Protected:
The AFI DOCS Interview: MINI MISS Director Rachel Daisy Ellis
Filmed entirely from the perspective of preschoolers, MINI MISS follows five young girls competing to be crowned Mini Miss Baby Brasil. The film provides a unique insight into early childhood experiences, and children’s innate capacity for resistance in a world dominated by adult norms and desires.
AFI spoke with director/producer Rachel Daisy Ellis about the film, which plays AFI DOCS in Shorts Program 1 on Sunday, June 17. Get tickets here.
AFI: What inspired you to tell this story?
RDG: I saw a billboard in my home town, Recife, Brazil, calling three-to-five-year-olds to participate in a beauty pageant. My first child was just two years old, and was amazed that children so young would participate in beauty contests. I started to do some research and discovered that there were dozens of these pageants. I attended one pageant in Recife and discovered that children of that age interacted with the event in a very particular way, seeing it as a game and often resisting the onslaught of adult demands. This is when I decided that I wanted to do a film that focused on the children, from their perspective, excluding the adults from the frame.

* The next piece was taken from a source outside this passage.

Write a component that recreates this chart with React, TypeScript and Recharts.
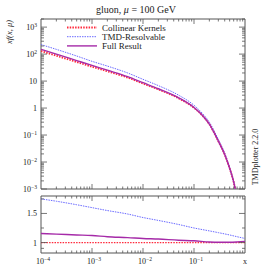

AFI: What was a challenge you faced making the film?
RDG: We had very little time and had no opportunity to prep, as all of the footage was confined to the day-and-a-half of the event. All of the little girls had microphones on, and the littlest, Maria Helena, would switch hers off constantly, which was a bit complicated!
AFI: What do you want audiences to walk away with after screening your film?
RDG: I hope they will be impacted by the images that reveal that children of a young age have an innate capacity for resistance that involves play, fantasy and outright rebellion at times. That we create situations where children play mini-adults too early, but that they are resilient to these challenges. Events such as beauty pageants say more about society as a whole — and our inability to let children just be children — than of one particular institution or parental role.
AFI: Why is Washington, DC, a valuable location in which to screen your film?
RDG: This is the first screening of the film in Washington, and the second in the U.S. I think it will be interesting to see the reaction of people in a city where policies are made and upheld, as the film talks about how we treat young children and how we often impose adult norms on them too early.